Il Carlino. Il campione del mondo vs il campione ritrovato

| 26/05/2010 | 08:58
Meglio Evans di Basso: dalla più spettacolare terrazza sotto il cielo, il Giro spedisce un verdetto previsto. Nell’arrampicata sullo sterrato, soli col cronometro e con se stessi, Ivan si vede rosicchiare dall’australiano mezzo minuto scarso: alla sottile abilità dei tecnici stabilire se sia molto o poco. Più facile stabilire un paio di cose, utili per i prossimi giorni.
La prima: Evans non si sta certo sgonfiando come molti sapientoni hanno sentenziato in fretta dopo lo Zoncolan. La seconda: la corsa alla maglia rosa di qui alla fine sarà un gran bel duello. Fra questi due.
È un’altra giornata ad altissima concentrazione di popolo: per vedere lo spettacolo del ciclismo sfidano l’alta quota in tantissimi. Usano ogni mezzo, non solo la funivia: chi non ce la fa pedalando, fatica a piedi.

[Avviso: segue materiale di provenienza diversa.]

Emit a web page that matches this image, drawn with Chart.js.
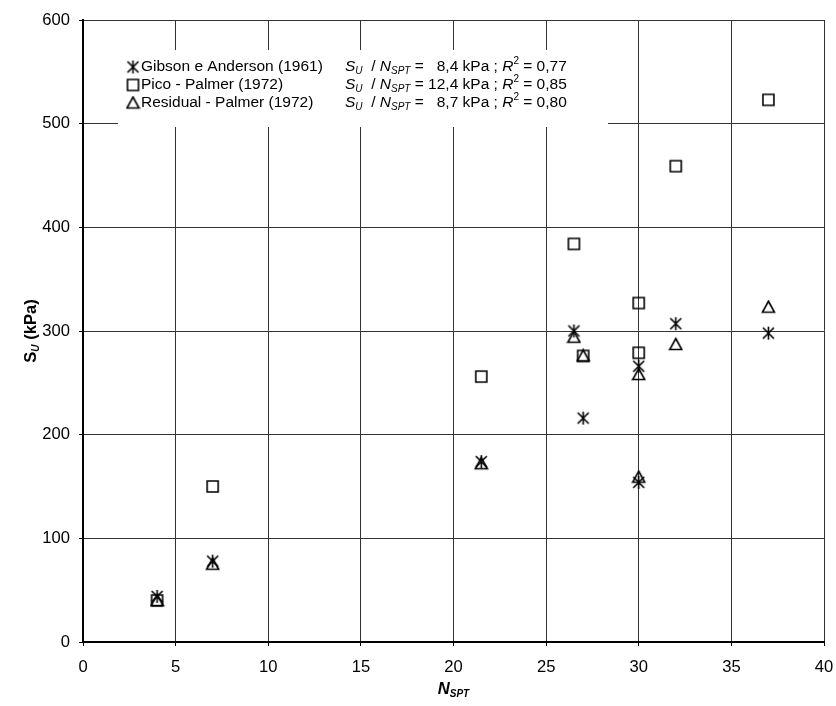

Esibiscono ogni tipo di faccia: i più sono italiani, ma non sono pochi quelli che agitano altre bandiere, più di tutte quella dell’Australia. Sono anonimi ma anche noti: tra la folla si confondono sciatori (i due Moelgg e le sorelle Fanchini), piloti di Formula 1 (Alonso) e di moto, calciatori (la Nazionale slovena, Bierhoff) e anche allenatori (Malesani, Guidolin che naturalmente fa la scalata in bici). Lo scenario ideale per accogliere anche chi governa questo sport tutt’altro che in crisi di passione: al traguardo sale anche il presidente dell’Uci McQuaid, felice perché «Evans e Basso sono due campioni al cento per cento puliti e stanno trasmettendo una grande immagine di questo sport».
Meglio Evans di Basso, stavolta, ma non abbastanza per conquistare anche la tappa: la prende un altro vecchio drago come Stefano Garzelli, che a 36 anni scala la pista di terra col turbo ai piedi, giocando il bonus del giorno di riposo «che a me ha sempre fatto bene». Deve accontentarsi del secondo posto il canguro iridato («Volevo recuperar terreno, sentivo di aver le gambe e ci ho dato dentro»), si accontenta anche il buon Ivan, sapendo che uno sforzo così breve e intenso dopo la sosta avrebbe fatto a pugni col suo motore. «Mi aspettavo di pagar dazio con Evans, ma ho anche guadagnato sugli altri: rispetto tutti gli avversari, il Giro è ancora aperto».
Aperto o no che sia davvero, con una maglia rosa che il precario Arroyo tiene stretta con i denti, il Giro continua a temere Sastre, che dei grandi nomi sembra il più spento: non fosse per il blitz dell’Aquila e i tredici minuti che gli sono stati regalati, lo spagnolo fin qui sarebbe stato regolare soltanto nell’incassare sberloni. Diranno il Mortirolo venerdì e sabato il Gavia, sul quale il meteo annuncia aria di tregenda, se la gloria che si porta addosso è vera o no. Come lo dirà per Basso e Evans, scegliendo fra il campione ritrovato e il campione del mondo: in ogni caso, il miglior vincitore che un Giro così possa avere.